"""

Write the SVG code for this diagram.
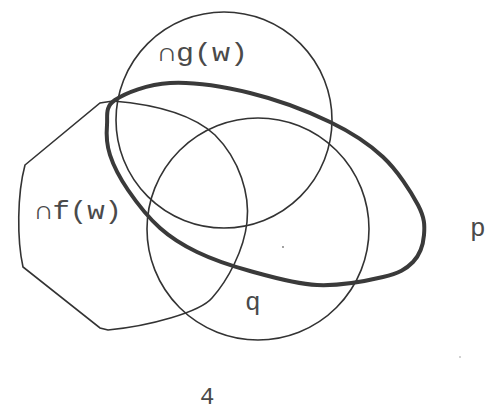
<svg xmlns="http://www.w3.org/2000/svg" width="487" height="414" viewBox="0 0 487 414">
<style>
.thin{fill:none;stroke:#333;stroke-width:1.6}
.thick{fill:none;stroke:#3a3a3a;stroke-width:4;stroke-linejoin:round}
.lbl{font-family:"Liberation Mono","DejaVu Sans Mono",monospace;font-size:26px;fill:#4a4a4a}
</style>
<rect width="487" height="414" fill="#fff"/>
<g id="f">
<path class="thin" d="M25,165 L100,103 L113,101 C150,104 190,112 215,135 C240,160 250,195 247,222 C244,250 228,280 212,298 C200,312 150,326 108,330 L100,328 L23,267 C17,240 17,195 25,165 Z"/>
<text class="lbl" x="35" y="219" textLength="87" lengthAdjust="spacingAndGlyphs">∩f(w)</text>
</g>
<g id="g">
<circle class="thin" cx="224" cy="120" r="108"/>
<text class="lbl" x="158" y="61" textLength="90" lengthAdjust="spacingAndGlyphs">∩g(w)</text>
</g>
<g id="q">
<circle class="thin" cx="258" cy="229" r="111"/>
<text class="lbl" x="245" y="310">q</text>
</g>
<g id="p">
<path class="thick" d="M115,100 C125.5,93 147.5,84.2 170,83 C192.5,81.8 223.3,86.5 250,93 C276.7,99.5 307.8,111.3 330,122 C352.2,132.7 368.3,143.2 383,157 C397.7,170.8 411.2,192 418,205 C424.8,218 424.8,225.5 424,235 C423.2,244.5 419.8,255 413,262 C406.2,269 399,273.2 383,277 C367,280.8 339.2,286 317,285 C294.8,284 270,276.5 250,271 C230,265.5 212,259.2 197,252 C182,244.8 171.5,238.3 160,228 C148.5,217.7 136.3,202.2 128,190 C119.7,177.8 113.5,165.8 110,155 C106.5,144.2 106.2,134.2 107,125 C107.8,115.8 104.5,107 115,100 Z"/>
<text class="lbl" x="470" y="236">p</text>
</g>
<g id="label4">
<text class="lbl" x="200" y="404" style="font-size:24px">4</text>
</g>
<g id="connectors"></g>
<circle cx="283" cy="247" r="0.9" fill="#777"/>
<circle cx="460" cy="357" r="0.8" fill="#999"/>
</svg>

"""
"""

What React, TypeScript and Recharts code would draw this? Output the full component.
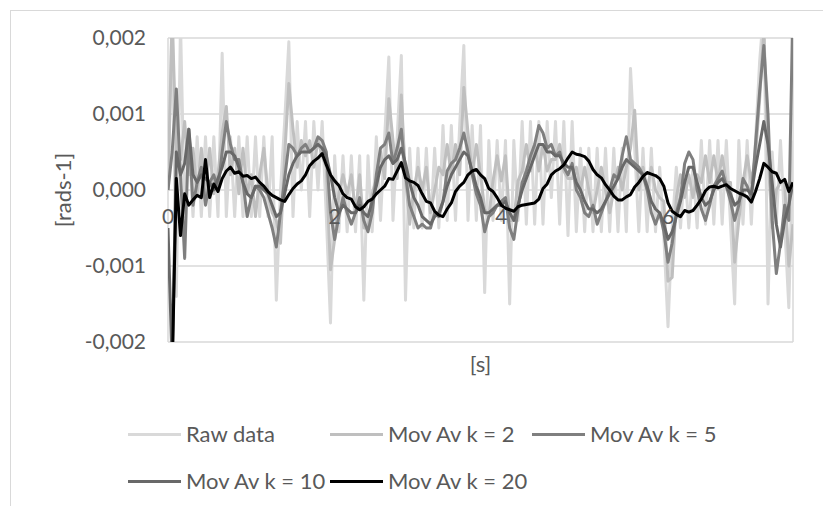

"""
"""

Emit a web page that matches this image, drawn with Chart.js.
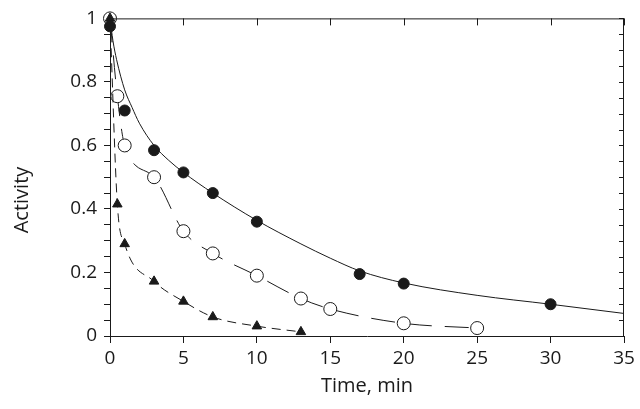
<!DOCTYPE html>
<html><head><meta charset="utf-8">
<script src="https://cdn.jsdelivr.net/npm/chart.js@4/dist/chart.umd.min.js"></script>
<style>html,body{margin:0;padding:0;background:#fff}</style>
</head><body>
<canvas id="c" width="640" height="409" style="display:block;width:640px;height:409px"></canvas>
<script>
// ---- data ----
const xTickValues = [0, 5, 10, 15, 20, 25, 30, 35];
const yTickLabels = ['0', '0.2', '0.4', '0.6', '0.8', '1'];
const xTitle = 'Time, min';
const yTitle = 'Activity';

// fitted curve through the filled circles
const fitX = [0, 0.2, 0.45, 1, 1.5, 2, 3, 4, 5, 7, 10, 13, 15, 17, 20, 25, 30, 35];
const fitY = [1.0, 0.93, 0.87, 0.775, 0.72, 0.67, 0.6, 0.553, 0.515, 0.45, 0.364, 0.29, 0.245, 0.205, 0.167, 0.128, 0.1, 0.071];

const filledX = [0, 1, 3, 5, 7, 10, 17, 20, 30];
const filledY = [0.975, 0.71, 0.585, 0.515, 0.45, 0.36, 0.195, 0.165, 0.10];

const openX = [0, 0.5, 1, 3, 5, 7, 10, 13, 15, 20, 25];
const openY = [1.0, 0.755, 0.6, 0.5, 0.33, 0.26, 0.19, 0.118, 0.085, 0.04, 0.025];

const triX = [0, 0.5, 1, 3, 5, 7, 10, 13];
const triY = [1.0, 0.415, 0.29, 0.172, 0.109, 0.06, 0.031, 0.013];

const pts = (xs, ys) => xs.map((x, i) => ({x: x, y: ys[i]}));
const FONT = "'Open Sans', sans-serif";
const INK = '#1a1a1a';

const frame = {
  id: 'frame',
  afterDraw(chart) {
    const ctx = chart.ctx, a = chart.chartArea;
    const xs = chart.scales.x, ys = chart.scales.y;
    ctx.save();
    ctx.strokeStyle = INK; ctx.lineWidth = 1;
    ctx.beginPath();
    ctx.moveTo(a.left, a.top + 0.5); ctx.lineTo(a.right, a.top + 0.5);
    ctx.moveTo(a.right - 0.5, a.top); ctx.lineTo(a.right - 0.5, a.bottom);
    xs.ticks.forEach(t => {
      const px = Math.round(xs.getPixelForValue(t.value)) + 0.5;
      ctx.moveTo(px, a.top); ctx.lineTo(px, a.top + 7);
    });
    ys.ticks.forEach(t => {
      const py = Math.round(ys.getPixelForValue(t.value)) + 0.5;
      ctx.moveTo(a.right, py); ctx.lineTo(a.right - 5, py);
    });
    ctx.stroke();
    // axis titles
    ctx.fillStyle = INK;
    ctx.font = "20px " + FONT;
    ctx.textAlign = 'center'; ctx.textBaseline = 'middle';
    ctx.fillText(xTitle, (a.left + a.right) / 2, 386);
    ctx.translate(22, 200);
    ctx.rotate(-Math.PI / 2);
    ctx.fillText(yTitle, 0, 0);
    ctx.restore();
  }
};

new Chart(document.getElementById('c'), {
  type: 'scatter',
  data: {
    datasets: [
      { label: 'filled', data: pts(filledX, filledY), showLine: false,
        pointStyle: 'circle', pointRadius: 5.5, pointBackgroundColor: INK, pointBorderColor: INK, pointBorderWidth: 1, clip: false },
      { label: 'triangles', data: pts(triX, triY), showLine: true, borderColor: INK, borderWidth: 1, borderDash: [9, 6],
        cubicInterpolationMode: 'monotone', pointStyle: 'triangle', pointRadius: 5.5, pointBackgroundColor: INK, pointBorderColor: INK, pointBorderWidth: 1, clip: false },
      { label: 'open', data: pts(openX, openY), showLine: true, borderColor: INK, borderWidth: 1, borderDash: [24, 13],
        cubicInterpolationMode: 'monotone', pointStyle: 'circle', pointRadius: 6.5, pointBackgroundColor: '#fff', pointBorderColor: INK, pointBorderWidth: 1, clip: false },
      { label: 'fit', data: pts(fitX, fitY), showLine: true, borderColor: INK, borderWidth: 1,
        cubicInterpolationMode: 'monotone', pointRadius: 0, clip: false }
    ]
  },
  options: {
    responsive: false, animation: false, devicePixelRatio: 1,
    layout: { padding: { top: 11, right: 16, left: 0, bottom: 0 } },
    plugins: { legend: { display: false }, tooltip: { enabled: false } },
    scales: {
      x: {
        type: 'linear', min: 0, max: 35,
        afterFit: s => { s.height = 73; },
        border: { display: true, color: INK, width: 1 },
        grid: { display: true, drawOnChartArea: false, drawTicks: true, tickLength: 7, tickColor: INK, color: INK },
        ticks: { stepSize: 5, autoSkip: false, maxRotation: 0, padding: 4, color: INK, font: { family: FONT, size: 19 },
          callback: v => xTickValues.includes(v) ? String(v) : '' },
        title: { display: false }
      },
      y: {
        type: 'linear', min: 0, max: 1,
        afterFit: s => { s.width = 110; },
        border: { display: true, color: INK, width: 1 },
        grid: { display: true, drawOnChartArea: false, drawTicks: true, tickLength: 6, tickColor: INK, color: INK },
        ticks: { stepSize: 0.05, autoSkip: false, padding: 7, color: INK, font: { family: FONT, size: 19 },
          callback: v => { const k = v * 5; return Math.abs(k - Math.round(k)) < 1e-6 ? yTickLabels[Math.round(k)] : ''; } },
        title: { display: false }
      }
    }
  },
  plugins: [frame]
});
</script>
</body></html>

"""

## [Short problem]
Lines containing the word "this" must all be returned from the material above.

## [Written solution]
Write the SVG code for this diagram.
What React, TypeScript and Recharts code would draw this? Output the full component.
Emit a web page that matches this image, drawn with Chart.js.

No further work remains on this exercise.